Mas, por ser livre, isso a coloca também, de maneira aparentemente contraditória, em posição de poder escolher a via do conformismo. Nas palavras de Miller: "É assim que ela aparece, em Freud e em Lacan, como, por excelência, essa - o sujeito - que sabe o que quer, e como suporte de uma função que se pode dizer obstinada e invariável, de uma repetição do Mesmo" (Miller, 1999, p. 14, tradução livre). Como mantenedora da vida naquilo que ela tem de mais simples, ela é depositária da tradição, da linguagem enquanto suporte do laço social e das instituições que sustentam a vida. Ela é, aqui, aquela que se dedica à manutenção do mesmo. "É nessa linha que podemos vê-la, ocasionalmente, como sublinha enfaticamente e repetidas vezes Lacan, como a burguesa, entendemos por isso a guardiã, a banqueira do depósito fiduciário que alimenta a atividade do homem" (Miller, 1999, p. 14, tradução livre).
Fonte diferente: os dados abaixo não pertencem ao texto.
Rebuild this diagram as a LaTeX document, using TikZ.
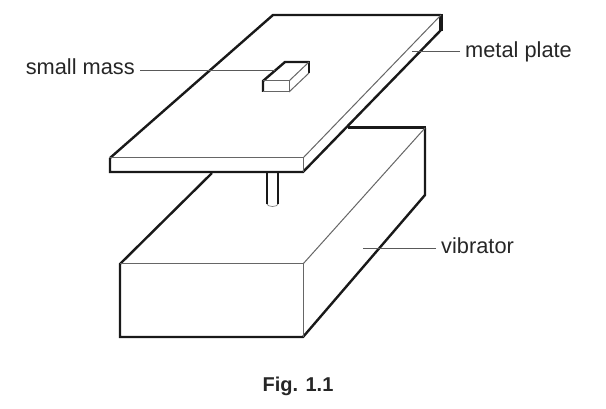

Essa imagem de femme bussolée, e certa constância que a caracteriza, aparece em várias canções de Chico Buarque. Entre elas, de maneira exemplar, está "Cotidiano" (1971/2006), quando diz:

Todo dia ela faz tudo sempre igual/Me sacode às seis horas da manhã/Me sorri um sorriso pontual/E me beija com a boca de hortelã/Todo dia ela diz que é pra eu me cuidar/E essas coisas que diz toda mulher/Diz que está me esperando pro jantar/E me beija com a boca de café

Vamos encontrá-la também na primeira canção de Chico Buarque em que se reconhece uma fala a partir da posição feminina em questão, e na qual o "sinal de menos" está bem presente na mulher que espera por um homem que "vagueia, levado por quimeras", enquanto "A mulher, aqui, é o sujeito sem quimeras (...)" (Miller, 1999, p. 14, tradução livre), sintetizada na expressão "qual o quê!". Essa canção, intitulada "Com açúcar, com afeto", foi escrita em 1966, sob a encomenda da cantora Nara Leão, que, aliás, dizia gostar de músicas onde a mulher fica em casa chorando por um homem que, imaginava ela, na companhia de outros homens, gozava da vida da rua, dos prazeres colocados do lado macho na cultura brasileira: samba, bebida, futebol e mulheres, não necessariamente nesta ordem. Essa canção diz:

Com açúcar, com afeto/Fiz seu doce predileto/Pra você parar em casa/Qual o quê/Com seu terno mais bonito/Você sai, não acredito/Quando diz que não se atrasa/Você diz que é operário/Vai em busca do salário/Pra poder me sustentar/Qual o quê/No caminho da oficina/Há um bar em cada esquina/Pra você comemorar/Sei lá o quê/Sei que alguém vai sentar junto/Você vai puxar assunto/Discutindo futebol/E ficar olhando as saias/De quem vive pelas praias/Coloridas pelo sol/Vem a noite e mais um copo/Sei que alegre ma non troppo/Você vai querer cantar/Na caixinha um novo amigo/Vai bater um samba antigo/Pra você rememorar/Quando a noite enfim lhe cansa/Você vem feito criança/Pra chorar o meu perdão/Qual o quê/Diz pra eu não ficar sentida/Diz que vai mudar de vida/Pra agradar meu coração/E ao lhe ver assim cansado/Maltrapilho e maltratado/Ainda quis me aborrecer/Qual o quê/Logo vou esquentar seu prato/Dou um beijo em seu retrato/E abro os meus braços pra você

A figura do sacrifício feminino, em que a mulher aparece identificada ao lugar da falta, ao "sinal de menos", aparece de forma magistral nas "Mulheres de Atenas" (1976) que "vivem" e "sofrem" e "secam pros seus maridos", "orgulho e raça", "poder e força de Atenas", que "quando amadas, se perfumam, se banham com leite, se arrumam", essa mulheres que "Não têm gosto ou vontade Nem defeito nem qualidade Têm medo apenas Não têm sonhos, só têm presságios".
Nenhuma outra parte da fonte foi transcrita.